Si los discursos deben tratarse como conjuntos de acontecimientos
discursivos ¿Qué estatuto darle a esta noción de acontecimiento que tan
raramente fue tomada en consideración por los filósofos? Claro está que el acontecimiento
no es ni una sustancia, ni accidente, ni calidad, ni proceso; el acontecimiento
no pertenece al orden de los cuerpos. Y sin embargo no es inmaterial; es a
nivel de la materialidad cómo cobra siempre efecto y, como es efecto, tiene su
sitio, y consiste en la relación, la coexistencia, la dispersión, la
intersección, la acumulación, la selección de elementos materiales; no es el
acto ni la propiedad del cuerpo; se produce como efecto de y en una dispersión
material. Digamos que la filosofía del acontecimiento debería avanzar en la
dirección paradójica, a primera vista, de un materialismo de lo incorporal.
Si los acontecimientos discursivos deben tratarse según series homogéneas,
pero discontinuas unas con relación a otras ¿Qué estatuto es necesario dar a
ese discontinuo? Se trata de cesuras que rompen el instante y dispersan el
sujeto en una pluralidad de posibles posiciones y funciones. Una discontinuidad
tal que golpetea e invalida las menores unidades tradicionalmente reconocidas o
al menos fácilmente puestas en duda: el instante y el sujeto.
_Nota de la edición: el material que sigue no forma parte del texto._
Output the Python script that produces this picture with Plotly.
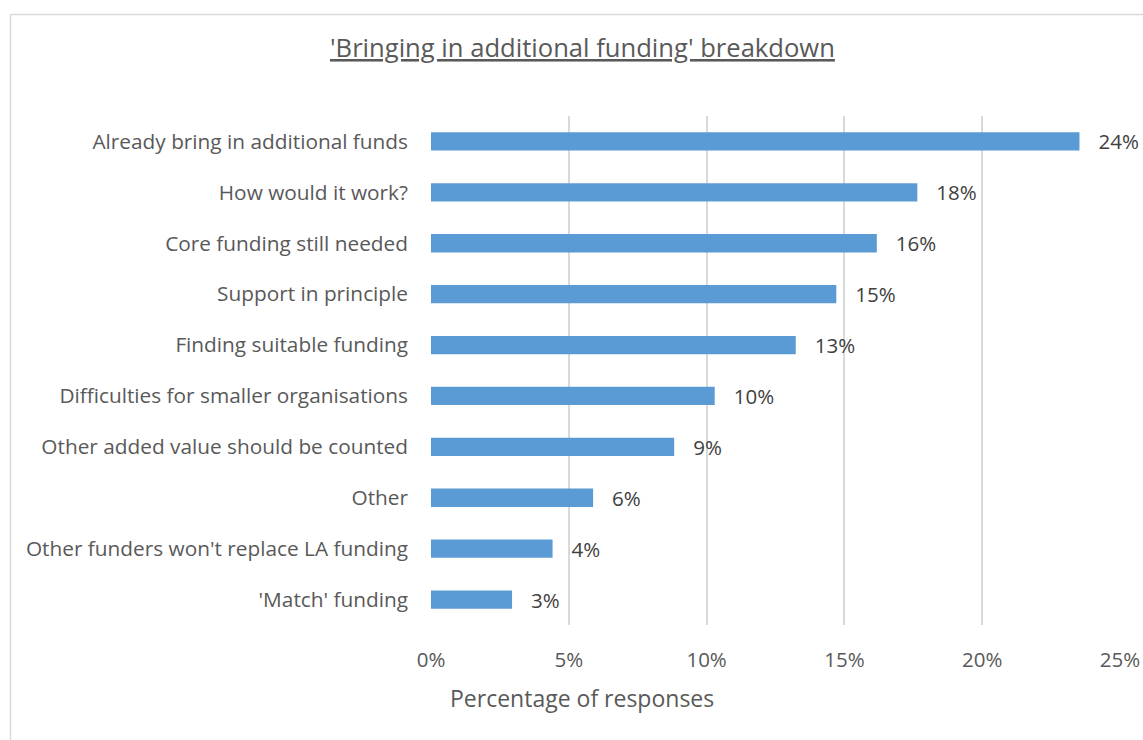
import plotly.graph_objects as go

# Survey breakdown: share of responses per theme (68 responses in total)
categories = [
    "Already bring in additional funds",
    "How would it work?",
    "Core funding still needed",
    "Support in principle",
    "Finding suitable funding",
    "Difficulties for smaller organisations",
    "Other added value should be counted",
    "Other",
    "Other funders won't replace LA funding",
    "'Match' funding",
]
counts = [16, 12, 11, 10, 9, 7, 6, 4, 3, 2]
total_responses = 68
shares = [c / total_responses for c in counts]

tick_values = [0, 0.05, 0.10, 0.15, 0.20, 0.25]
tick_labels = ["0%", "5%", "10%", "15%", "20%", "25%"]

FONT = "Open Sans, Calibri, sans-serif"
TEXT = "#595959"

fig = go.Figure(
    go.Bar(
        x=shares,
        y=categories,
        orientation="h",
        marker=dict(color="#5b9bd5", line=dict(width=0)),
        texttemplate="   %{x:.0%}",
        textposition="outside",
        textfont=dict(family=FONT, size=20.5, color="#404040"),
        constraintext="none",
        cliponaxis=False,
        hoverinfo="skip",
    )
)

fig.update_layout(
    width=1143,
    height=740,
    margin=dict(l=431, r=23, t=116, b=115, autoexpand=False),
    paper_bgcolor="white",
    plot_bgcolor="white",
    showlegend=False,
    bargap=0.64,
    font=dict(family=FONT, color=TEXT),
    xaxis=dict(
        range=[0, 0.25],
        tickvals=tick_values,
        ticktext=tick_labels,
        showgrid=True,
        gridcolor="#d9d9d9",
        gridwidth=1.5,
        zeroline=False,
        showline=False,
        ticks="",
        automargin=False,
        ticklabelstandoff=20,
        tickfont=dict(family=FONT, size=20.5, color=TEXT),
    ),
    yaxis=dict(
        autorange="reversed",
        showgrid=False,
        zeroline=False,
        showline=False,
        ticks="",
        automargin=False,
        ticklabelstandoff=22,
        tickfont=dict(family=FONT, size=20.8, color=TEXT),
    ),
    annotations=[
        dict(
            text="<u>'Bringing in additional funding' breakdown</u>",
            xref="paper", yref="paper",
            x=(582 - 431) / 689, y=(625 - 47) / 509,
            xanchor="center", yanchor="middle",
            showarrow=False,
            font=dict(family=FONT, size=25.6, color=TEXT),
        ),
        dict(
            text="Percentage of responses",
            xref="paper", yref="paper",
            x=(582 - 431) / 689, y=(625 - 698) / 509,
            xanchor="center", yanchor="middle",
            showarrow=False,
            font=dict(family=FONT, size=23, color=TEXT),
        ),
    ],
    shapes=[
        dict(
            type="rect",
            xref="paper", yref="paper",
            x0=(10.5 - 431) / 689, x1=1.2,
            y0=-0.5, y1=(625 - 14.5) / 509,
            line=dict(color="#d9d9d9", width=1.5),
            fillcolor="rgba(0,0,0,0)",
            layer="below",
        )
    ],
)

fig.write_html("out.html")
Es necesario
elaborar una teoría de las sistematicidades discontinuas. Finalmente si es
verdad que esas series dicursivas y discontinuas tienen, entre ciertos límites,
su regularidad, sin duda ya no es posible establecer, entre los elementos que
las constituyen, vínculos de causalidad mecánica o de necesidad ideal. Es
necesario aceptar la introducción del azar como categoría en la producción de
los acontecimientos.
De modo que el diminuto desfase que se pretende utilizar en la historia de
las ideas y que consiste en tratar, no las representaciones que puede haber
detrás de los discursos, sino los discursos como series regulares y distintas
de acontecimientos, este diminuto desfase, temo reconocer en él algo así como
una pequeña maquinaria quee permite introducir en la misma raíz del
pensamiento, el azar, el discontinuo y la materialidad. Triple peligo que una
cierta forma de historia pretende conjurar refiriendo el desarrollo continuo de
una necesidad ideal. Tres nociones que deberían permitir vincular a la práctica
de los historiadores, la historia de los sistemas de pensamiento. Tres
direcciones que deberá seguir el trabajo de elaboración teórica.
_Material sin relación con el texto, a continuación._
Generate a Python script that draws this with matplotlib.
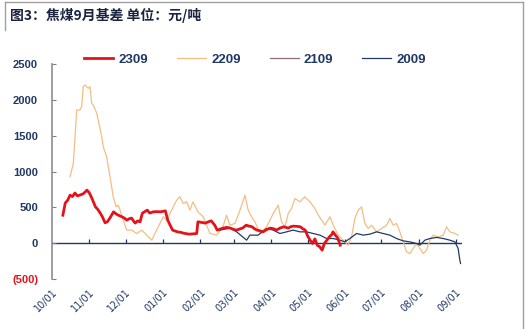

Los análisis que me propongo hacer se disponen según dos conjuntos. El
crítico, que utiliza el principio de trastocamiento, pretende acercar las
formas de exclusión, de delimitación, de apropiación; muestra cómo se han
formado, para responder a qué necesidades, cómo se han modificado y desplazado,
que coacción han ejercido efectivamente, en qué medida se han alterado. Por
otra parte, el conjunto genealógico que utiliza los otros tres principios: cómo
se han formado, por medio, a pesar o con el apoyo de esos sistemas de coacción,
de las series de los discursos; cuál ha sido la norma específica de cada una, y
cuáles sus condiciones de aparición, de crecimiento, de variación.